In the days, when emptying malls, foreclosed homes and thinning traffic, have become the part of existence of a once-booming nation, should its people be blamed for demonizing India? The global BPO market is abuzz with the possibility of a mob backlash against India. When the current economic climate forces the world’s number one preacher of free market economy consider protectionism as the way out, then it is evident that the world is geared for some big changes. How the world economy will take shape in the upcoming years is a different issue altogether. Let us stay focused to our point---is an American anger against Indian BPO techies justified?
Now it can not be answered by a single yes or no; we have multiple aspects to consider. The typical Indian perspective is: why blame us and why not the Chinese, who have made some $2 trillion out of US off-shoring alone? However, the best Indian argument comes possibly from Nandan Nilekani, Infosys co-chairman and the author of the recent best seller, Imagining India. He points out that unlike China, India has no trade surplus and has to depend on export to allow its GDP grow at a healthy rate. According to Nilekani, off-shoring, especially tech export is essential for the survival of India as a nation because a slow growth rate of GDP may lead to a popular upsurge by those failing to reap benefits of a tech boom. The foresighted businessman’s answer to US government’s projected visa restriction is: “Trade is a two-way street. We need to keep the movement of people open.”
And this is a million dollar statement. When it comes to assessing socio-economic impact of IT, legal or any other offshore outsourcing on American economy and its people, we must consider it against a wider backdrop of labor and capital and not the products or output alone. A few years ago, McKinsey & Co made a report for Nasscom, the representative body of Indian software industry, on the impact of Indian outsourcing on the US economy and jobs. It made a conclusion that would not be believed by majority of Americans; for the McKinsey report simply concluded that Indian outsourcing had a positive impact on American industry and economy---by making the American companies more efficient, the Indian off shoring actually contribute to American job growth.

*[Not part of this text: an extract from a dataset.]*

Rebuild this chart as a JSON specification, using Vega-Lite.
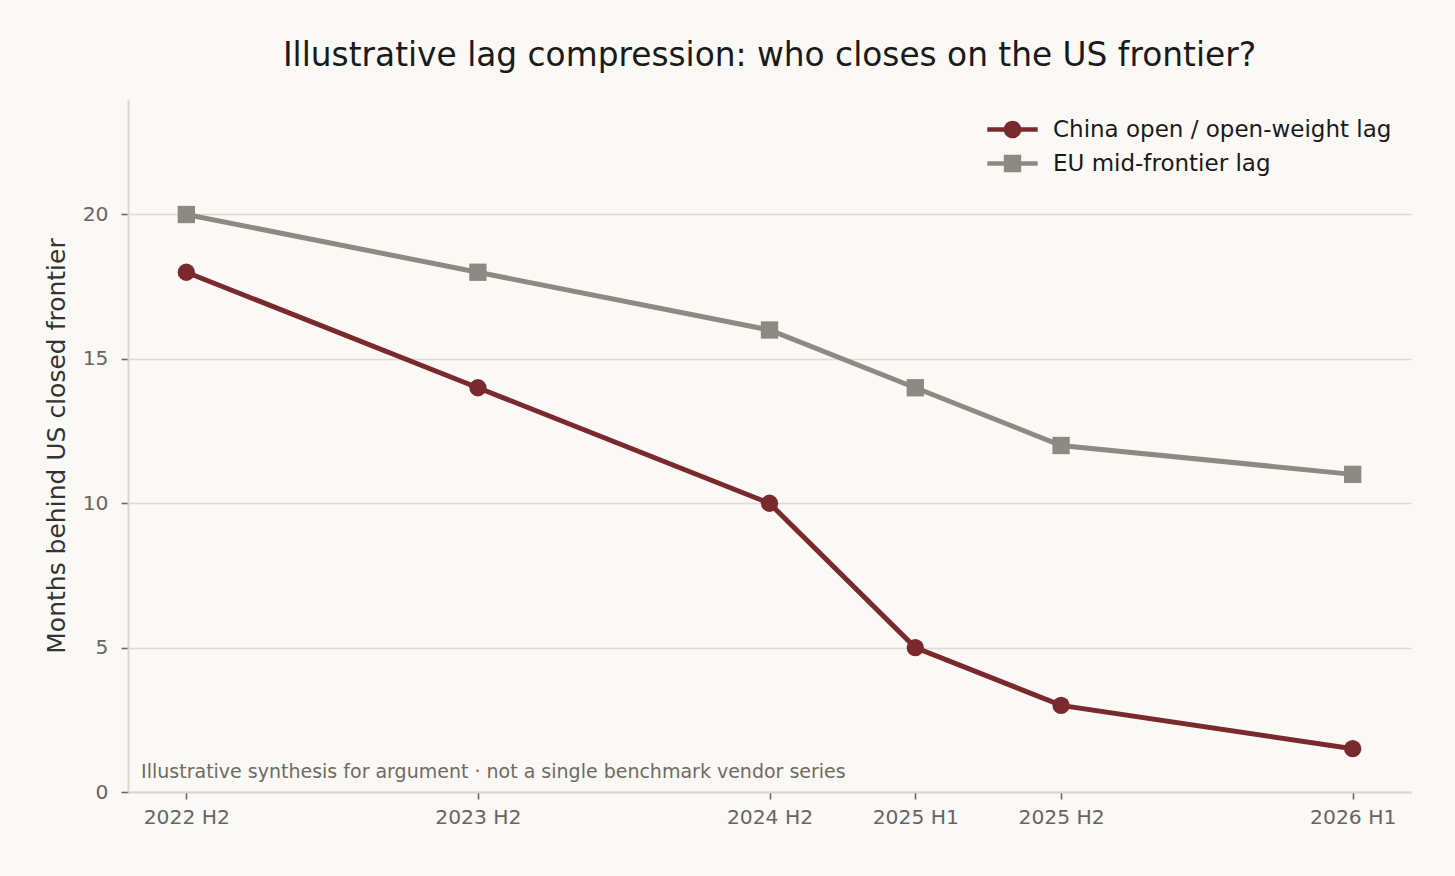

From Bernie Madoff and Wall Street scam and AIG bonus to millions losing their jobs---
Americans had enough of it. It’s not that US government is not sensing the heat; rather it is braced for an impact. In the mean time to keep the public emotion in check, it is trying to take shelter under the cover of protectionism. But it is the US government itself, which is fully aware of the drawbacks of protectionism---instead of rescuing it from the danger; it may lead the economy to ultimate peril. With USA starting to practice protectionism, soon the entire world will be under its grip and that will be catastrophic for our global village. Thus, answer is not in venting anger against a specific nation, or in adopting protectionist policies or in tightening H1B and L1 visa rules. The Americans should realize that business outsourcing do stimulate industries to some extent. It is the proponents of casino capitalism, who are to be feared. Before US starts wielding protectionism it should keep this historical fact in mind---over-protectionism eventually let the other players take hold of the market.